Mr. Zemmour has called child asylum seekers “thieves, killers and rapists.”

This is the closest I have seen to a full account of what Zemmour has said:

When referring to the ‘unaccompanied minors’ living in France, Zemmour argued that “Each foreign minor costs us €50,000… They are thieves, they are murderers, they are rapists, and that’s all they do.”
***
Earlier this month, Zemmour again made waves when he asserted that not only do unaccompanied migrant minors in France cost the state vast sums of money, but they’re also a major source of crime and delinquency, Remix News reported.

“Among the these minors, some 40,000 to 50,000 a year cost us [in France] billions [of euros], and feature an enormous delinquency. I never said they are all delinquents, all I said was that a great many of them are,” Zemmour said while speaking on the French news channel CNews.

And as we know from our own experience, unaccompanied “minors” are not necessarily children, as the Times calls them.

He has said “most drug dealers are Black and Arab.”

I assume that is a true statement. Does the Times have information to the contrary?

The Times cites what reads like a greatest hits compendium of Zemmour’s alleged outrages, which journalists can pull off the shelf when they want to attack him. No links, generally no quotes. I will stop with this:

He has equated Jewish children murdered in 2012 with their jihadi terrorist killer because their parents chose to bury them outside France, in Jerusalem.

If you suspect that Zemmour couldn’t possibly have done that, you are right. The Times made it up. This is what he actually said, as quoted in none other than the New York Times:

“Anthropologists teach us that we come from the country where we are buried,” Mr.
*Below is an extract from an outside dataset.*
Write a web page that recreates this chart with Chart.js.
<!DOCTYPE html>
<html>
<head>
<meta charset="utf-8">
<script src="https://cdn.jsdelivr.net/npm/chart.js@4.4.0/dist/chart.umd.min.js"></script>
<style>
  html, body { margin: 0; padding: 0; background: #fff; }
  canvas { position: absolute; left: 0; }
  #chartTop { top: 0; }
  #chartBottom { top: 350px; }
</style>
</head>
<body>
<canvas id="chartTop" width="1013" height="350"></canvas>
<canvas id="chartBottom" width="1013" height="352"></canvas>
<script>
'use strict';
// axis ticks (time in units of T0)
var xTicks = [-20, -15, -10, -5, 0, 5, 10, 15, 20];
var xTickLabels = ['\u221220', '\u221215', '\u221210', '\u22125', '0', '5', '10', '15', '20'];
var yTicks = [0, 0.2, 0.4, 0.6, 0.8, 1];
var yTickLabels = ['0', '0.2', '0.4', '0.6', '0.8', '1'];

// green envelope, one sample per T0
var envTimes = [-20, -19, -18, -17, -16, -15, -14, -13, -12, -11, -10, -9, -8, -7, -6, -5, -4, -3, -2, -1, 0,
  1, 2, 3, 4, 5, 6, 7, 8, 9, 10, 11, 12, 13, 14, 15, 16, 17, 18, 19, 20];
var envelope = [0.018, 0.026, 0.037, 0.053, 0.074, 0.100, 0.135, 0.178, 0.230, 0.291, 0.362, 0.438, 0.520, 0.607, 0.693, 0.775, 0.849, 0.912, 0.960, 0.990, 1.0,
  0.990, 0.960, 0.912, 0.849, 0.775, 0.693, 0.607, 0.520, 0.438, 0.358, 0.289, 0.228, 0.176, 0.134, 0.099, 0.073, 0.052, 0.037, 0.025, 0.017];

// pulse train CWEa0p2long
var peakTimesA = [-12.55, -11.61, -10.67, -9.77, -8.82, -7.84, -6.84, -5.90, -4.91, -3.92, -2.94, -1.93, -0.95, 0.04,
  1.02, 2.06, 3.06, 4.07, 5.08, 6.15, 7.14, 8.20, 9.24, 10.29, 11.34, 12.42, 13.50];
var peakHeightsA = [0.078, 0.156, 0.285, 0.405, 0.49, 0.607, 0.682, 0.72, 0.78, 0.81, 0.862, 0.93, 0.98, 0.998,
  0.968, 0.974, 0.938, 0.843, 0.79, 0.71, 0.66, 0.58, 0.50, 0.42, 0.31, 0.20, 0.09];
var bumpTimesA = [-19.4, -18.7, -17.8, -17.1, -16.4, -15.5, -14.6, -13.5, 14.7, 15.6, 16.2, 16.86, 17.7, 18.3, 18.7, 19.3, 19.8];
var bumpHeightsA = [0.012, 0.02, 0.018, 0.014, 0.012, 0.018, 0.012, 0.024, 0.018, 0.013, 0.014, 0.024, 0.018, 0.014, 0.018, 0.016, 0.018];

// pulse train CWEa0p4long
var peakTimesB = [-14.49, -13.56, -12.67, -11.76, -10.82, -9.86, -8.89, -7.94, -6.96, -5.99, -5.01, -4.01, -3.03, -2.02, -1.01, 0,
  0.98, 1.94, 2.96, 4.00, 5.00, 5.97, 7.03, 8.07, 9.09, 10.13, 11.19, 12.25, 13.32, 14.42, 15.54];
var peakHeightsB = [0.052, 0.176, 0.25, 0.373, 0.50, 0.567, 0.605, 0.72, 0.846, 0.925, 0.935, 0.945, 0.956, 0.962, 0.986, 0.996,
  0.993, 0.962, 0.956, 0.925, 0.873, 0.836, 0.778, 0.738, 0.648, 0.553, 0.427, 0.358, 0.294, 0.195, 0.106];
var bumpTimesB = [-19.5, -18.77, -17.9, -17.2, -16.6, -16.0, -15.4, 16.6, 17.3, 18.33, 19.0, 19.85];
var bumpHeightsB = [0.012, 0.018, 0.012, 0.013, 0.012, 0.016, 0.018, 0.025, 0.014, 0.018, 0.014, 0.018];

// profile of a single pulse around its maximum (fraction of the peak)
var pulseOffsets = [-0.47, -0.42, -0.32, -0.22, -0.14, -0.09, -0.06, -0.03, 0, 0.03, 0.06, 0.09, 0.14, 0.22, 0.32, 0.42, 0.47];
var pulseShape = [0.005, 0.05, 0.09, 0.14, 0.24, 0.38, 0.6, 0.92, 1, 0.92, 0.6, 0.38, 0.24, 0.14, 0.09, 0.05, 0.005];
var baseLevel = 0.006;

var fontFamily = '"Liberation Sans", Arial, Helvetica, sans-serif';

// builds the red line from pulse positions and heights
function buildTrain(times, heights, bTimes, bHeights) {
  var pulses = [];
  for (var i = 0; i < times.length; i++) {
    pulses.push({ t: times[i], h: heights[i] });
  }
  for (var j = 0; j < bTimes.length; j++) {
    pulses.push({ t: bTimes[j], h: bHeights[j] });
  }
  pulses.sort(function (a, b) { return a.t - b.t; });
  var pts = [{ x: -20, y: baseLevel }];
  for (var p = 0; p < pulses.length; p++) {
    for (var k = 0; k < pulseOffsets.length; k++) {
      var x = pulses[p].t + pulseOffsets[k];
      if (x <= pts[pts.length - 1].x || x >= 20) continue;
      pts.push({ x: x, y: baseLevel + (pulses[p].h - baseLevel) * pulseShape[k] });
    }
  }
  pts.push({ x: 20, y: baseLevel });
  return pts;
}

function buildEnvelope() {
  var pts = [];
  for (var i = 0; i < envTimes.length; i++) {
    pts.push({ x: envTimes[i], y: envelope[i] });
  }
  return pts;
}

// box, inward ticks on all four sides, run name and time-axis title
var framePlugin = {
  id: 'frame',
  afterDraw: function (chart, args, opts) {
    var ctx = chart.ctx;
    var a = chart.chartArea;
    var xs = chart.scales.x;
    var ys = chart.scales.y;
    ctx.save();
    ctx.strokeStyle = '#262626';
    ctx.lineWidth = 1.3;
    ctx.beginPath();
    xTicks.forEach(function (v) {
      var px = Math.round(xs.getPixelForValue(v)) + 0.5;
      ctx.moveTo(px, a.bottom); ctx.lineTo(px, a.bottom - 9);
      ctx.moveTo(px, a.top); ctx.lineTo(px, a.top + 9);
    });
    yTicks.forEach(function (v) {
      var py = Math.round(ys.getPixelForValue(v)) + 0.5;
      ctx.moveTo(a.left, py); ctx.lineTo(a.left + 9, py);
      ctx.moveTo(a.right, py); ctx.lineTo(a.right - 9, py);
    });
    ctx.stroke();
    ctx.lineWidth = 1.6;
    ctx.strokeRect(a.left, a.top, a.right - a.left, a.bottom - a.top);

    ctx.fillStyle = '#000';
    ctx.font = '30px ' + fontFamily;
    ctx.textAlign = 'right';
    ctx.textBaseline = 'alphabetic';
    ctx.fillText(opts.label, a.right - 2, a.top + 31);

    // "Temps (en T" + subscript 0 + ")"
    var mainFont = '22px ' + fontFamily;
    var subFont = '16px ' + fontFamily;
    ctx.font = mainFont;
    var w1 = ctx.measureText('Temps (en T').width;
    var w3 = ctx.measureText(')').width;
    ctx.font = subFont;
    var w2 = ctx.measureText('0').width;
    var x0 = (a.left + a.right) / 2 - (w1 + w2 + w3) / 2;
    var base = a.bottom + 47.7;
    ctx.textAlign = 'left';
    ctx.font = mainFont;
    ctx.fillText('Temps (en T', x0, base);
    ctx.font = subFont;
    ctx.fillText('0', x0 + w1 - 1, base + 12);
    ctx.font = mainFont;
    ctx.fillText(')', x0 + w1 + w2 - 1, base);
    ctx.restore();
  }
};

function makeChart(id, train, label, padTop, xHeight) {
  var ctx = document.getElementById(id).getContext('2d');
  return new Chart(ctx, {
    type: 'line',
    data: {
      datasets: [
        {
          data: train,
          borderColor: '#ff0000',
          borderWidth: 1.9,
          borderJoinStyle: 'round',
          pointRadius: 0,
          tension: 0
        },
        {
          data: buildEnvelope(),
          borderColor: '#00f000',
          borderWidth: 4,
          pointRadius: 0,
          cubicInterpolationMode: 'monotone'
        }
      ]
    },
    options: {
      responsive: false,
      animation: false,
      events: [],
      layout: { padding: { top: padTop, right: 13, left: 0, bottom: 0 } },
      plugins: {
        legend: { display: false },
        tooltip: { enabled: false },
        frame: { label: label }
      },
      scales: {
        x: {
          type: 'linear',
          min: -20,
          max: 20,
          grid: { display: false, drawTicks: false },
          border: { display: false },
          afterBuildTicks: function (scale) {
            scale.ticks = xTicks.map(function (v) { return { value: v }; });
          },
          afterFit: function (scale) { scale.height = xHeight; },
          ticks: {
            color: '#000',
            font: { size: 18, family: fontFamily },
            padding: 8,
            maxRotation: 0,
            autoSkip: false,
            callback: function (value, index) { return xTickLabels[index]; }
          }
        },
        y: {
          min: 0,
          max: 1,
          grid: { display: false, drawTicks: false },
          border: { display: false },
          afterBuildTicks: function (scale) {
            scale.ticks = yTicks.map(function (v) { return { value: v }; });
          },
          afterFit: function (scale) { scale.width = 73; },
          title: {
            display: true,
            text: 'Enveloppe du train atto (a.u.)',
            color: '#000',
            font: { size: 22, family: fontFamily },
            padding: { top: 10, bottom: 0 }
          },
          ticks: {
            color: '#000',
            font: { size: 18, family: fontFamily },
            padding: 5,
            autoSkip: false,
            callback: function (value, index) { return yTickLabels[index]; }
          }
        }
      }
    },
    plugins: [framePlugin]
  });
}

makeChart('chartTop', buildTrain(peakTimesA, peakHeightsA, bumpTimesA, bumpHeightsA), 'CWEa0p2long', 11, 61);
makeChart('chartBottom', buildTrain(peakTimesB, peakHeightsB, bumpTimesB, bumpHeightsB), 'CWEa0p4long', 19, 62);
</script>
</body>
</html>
Zemmour said. “They did not belong to France.” He added, “The French drama is we don’t make French people any longer.”

I don’t think Zemmour is going to win the presidential election, and it may well be true that, among his many writings, including a number of books, and his countless speeches and television appearances, he has occasionally said dumb or offensive things. But there is a reason why the Times, and other establishment news outlets, recite the same misleading anecdotes and denounce Zemmour as “an extreme right-wing ideologue.” (It is interesting to contemplate who in contemporary public life the Times would describe as an extreme left-wing ideologue.)

Liberals don’t want to acknowledge what Zemmour is saying, or why it appeals to many Frenchmen. The fact is that mass immigration from third-world countries, legal and illegal, is a hugely controversial topic. A great many people in France, as in other European countries, do not believe that such immigration has been beneficial to the French people, which is the relevant standard. They may well be right. It is interesting to ask, in fact, when has a liberal ever tried to demonstrate that massive third-world immigration has benefited France? And when did the French ever vote for an open borders regime, for mass immigration? They didn’t.

So the issue needs to be debated, and it is being debated, whether the New York Times and comparable left-wing journals in France like it or not. Calling Zemmour and everyone else who dissents from liberal orthodoxy on immigration right-wing extremists isn’t fooling anyone.